To ensure compliance with the CRS regulations, RFIs are required to:

  • Develop a Compliance Plan outlining their CRS compliance obligations and procedures.
  • Report and file returns electronically to the KRA by May 31st each year.
  • Retain records used in due diligence procedures for at least six years after filing information returns.
  • Establish systems to undertake due diligence procedures, including Anti-Money Laundering/Know Your Customer (AML/KYC) procedures.
  • Train staff on CRS requirements and procedures.

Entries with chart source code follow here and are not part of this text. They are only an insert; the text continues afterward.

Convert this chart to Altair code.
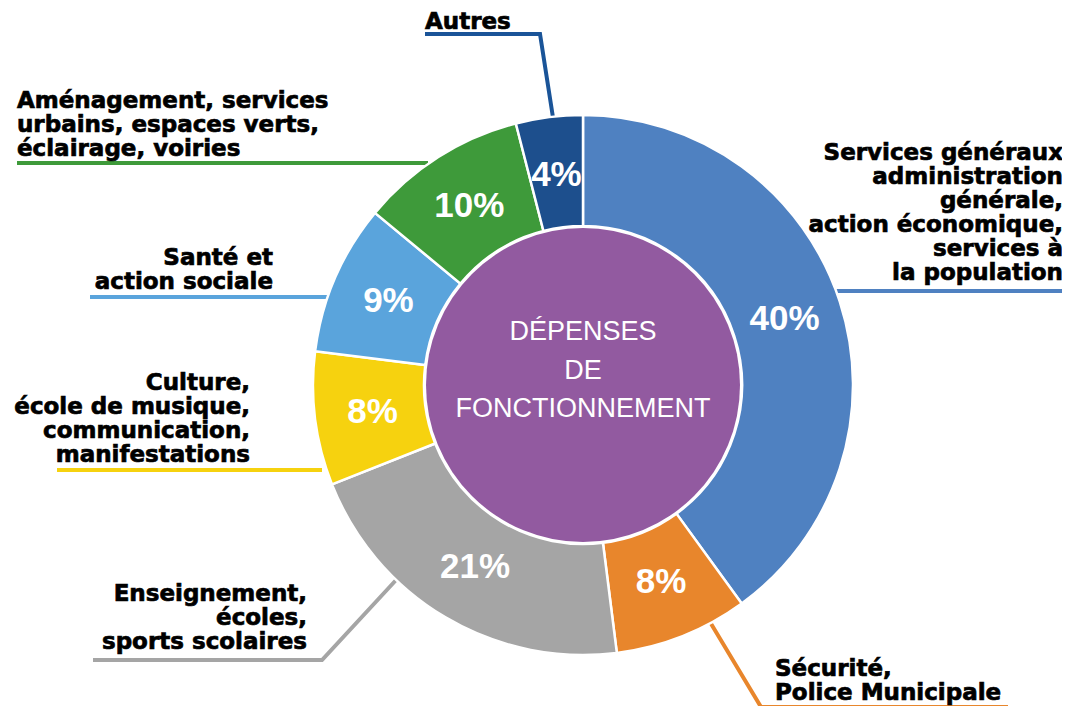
import altair as alt
import pandas as pd

# ---------------- data ----------------
categories = [
    "Services généraux",
    "Sécurité",
    "Enseignement",
    "Culture",
    "Santé",
    "Aménagement",
    "Autres",
]
values = [40, 8, 21, 8, 9, 10, 4]
pct_labels = ["40%", "8%", "21%", "8%", "9%", "10%", "4%"]
label_lines = [
    ["Services généraux", "administration", "générale,", "action économique,", "services à", "la population"],
    ["Sécurité,", "Police Municipale"],
    ["Enseignement,", "écoles,", "sports scolaires"],
    ["Culture,", "école de musique,", "communication,", "manifestations"],
    ["Santé et", "action sociale"],
    ["Aménagement, services", "urbains, espaces verts,", "éclairage, voiries"],
    ["Autres"],
]
center_title = ["DÉPENSES", "DE", "FONCTIONNEMENT"]

# ---------------- styles / layout ----------------
colors = ["#4f81c1", "#e8862c", "#a5a5a5", "#f6d20f", "#5aa4dc", "#3e9a3a", "#1d4f8d"]
line_colors = ["#4f81c1", "#e8862c", "#a5a5a5", "#f6d20f", "#5aa4dc", "#3e9a3a", "#1a5498"]
purple = "#925aa0"
M = 8  # page margin
CX, CY = 583 - M, 385 - M
R_OUT, R_IN, R_CENTER, R_TEXT = 270, 159, 157, 212
LABEL_FONT = "DejaVu Sans"
NUM_FONT = "Liberation Sans"

# label anchor (page coords): x, first-line center y, align
label_anchor = [
    (1063, 153, "right"),
    (775, 669, "left"),
    (307, 594, "right"),
    (250, 383, "right"),
    (273, 258, "right"),
    (17, 101, "left"),
    (425, 22, "left"),
]
leader_points = [
    [(835, 291), (1066, 291)],
    [(710, 622), (761, 707), (1008, 707)],
    [(93, 660), (322, 660), (397, 579)],
    [(57, 470), (322, 470)],
    [(90, 297), (332, 297)],
    [(17, 163), (428, 163)],
    [(425, 34), (540, 34), (554, 124)],
]

# ---------------- tables ----------------
df = pd.DataFrame({
    "cat": categories,
    "value": values,
    "pct": pct_labels,
    "color": colors,
    "order": list(range(len(categories))),
})

line_rows = []
for k, (cat, pts) in enumerate(zip(categories, leader_points)):
    for i, (x, y) in enumerate(pts):
        line_rows.append({"cat": cat, "i": i, "x": x - M, "y": y - M, "color": line_colors[k]})
lines_df = pd.DataFrame(line_rows)

lab_rows = []
for cat, lines, (x, y, al) in zip(categories, label_lines, label_anchor):
    lab_rows.append({"cat": cat, "text": lines, "x": x - M, "y": y - M, "align": al})
lab_df = pd.DataFrame(lab_rows)

# ---------------- layers ----------------
leaders = alt.Chart(lines_df).mark_line(strokeWidth=4, strokeJoin="miter").encode(
    x=alt.X("x:Q", scale=None, axis=None),
    y=alt.Y("y:Q", scale=None, axis=None),
    detail="cat:N",
    order="i:Q",
    color=alt.Color("color:N", scale=None),
)

base = alt.Chart(df).encode(
    theta=alt.Theta("value:Q", stack=True),
    order=alt.Order("order:Q"),
    x=alt.value(CX),
    y=alt.value(CY),
)

ring = base.mark_arc(innerRadius=R_IN, outerRadius=R_OUT, stroke="white", strokeWidth=2.5).encode(
    color=alt.Color("color:N", scale=None)
)

pct = base.mark_text(
    radius=R_TEXT, font=NUM_FONT, fontSize=35, fontWeight="bold", color="white"
).encode(text="pct:N")

center = alt.Chart(pd.DataFrame({"v": [1]})).mark_arc(
    theta=0, theta2=6.2832, outerRadius=R_CENTER, innerRadius=0, color=purple
).encode(x=alt.value(CX), y=alt.value(CY))

center_text = alt.Chart(pd.DataFrame({"t": [center_title]})).mark_text(
    font=NUM_FONT, fontSize=27, color="white", lineHeight=38.5, baseline="middle", align="center"
).encode(x=alt.value(CX), y=alt.value(332 - M), text="t")

def label_layer(al):
    return alt.Chart(lab_df[lab_df["align"] == al]).mark_text(
        font=LABEL_FONT, fontSize=23, fontWeight="bold", color="black",
        stroke="black", strokeWidth=0.7,
        lineHeight=24, baseline="middle", align=al,
    ).encode(
        x=alt.X("x:Q", scale=None, axis=None),
        y=alt.Y("y:Q", scale=None, axis=None),
        text="text",
    )

chart = alt.layer(
    leaders, ring, center, pct, center_text, label_layer("left"), label_layer("right")
).properties(
    width=1054, height=698, autosize="none", padding=0
).configure_view(stroke=None).resolve_scale(theta="independent")

chart.save("out.html", embed_options={"renderer": "svg", "actions": False})
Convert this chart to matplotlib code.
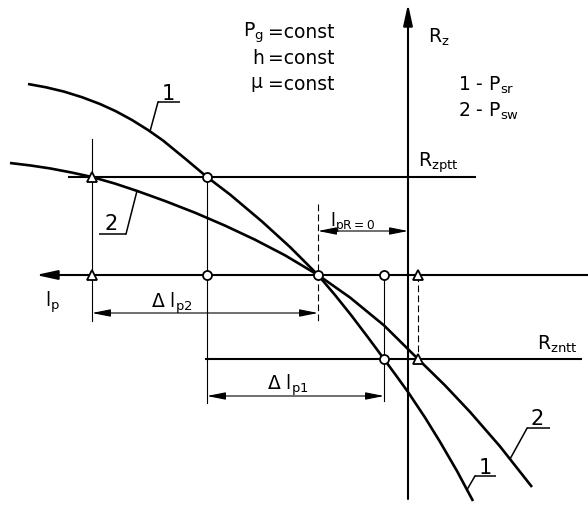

Account Holder Compliance Obligations


As of January 1, 2023, account holders are required to provide a self-certification to establish their tax residence where due diligence procedures dictate it. Account holders must also be aware of the most recent residential address submitted to the RFI, as this will be regarded as the current residential address for purposes of the residence address test.

Conclusion


The CRS is designed to promote transparency and prevent tax evasion globally. In Kenya, compliance with CRS regulations is mandatory for all RFIs and account holders. To ensure compliance, RFIs must implement additional regular compliance procedures and due diligence requirements set out in the CRS Regulations. Account holders must provide accurate information, consent to information exchange, update their information, report all income earned, and seek professional advice if necessary to avoid penalties and fines.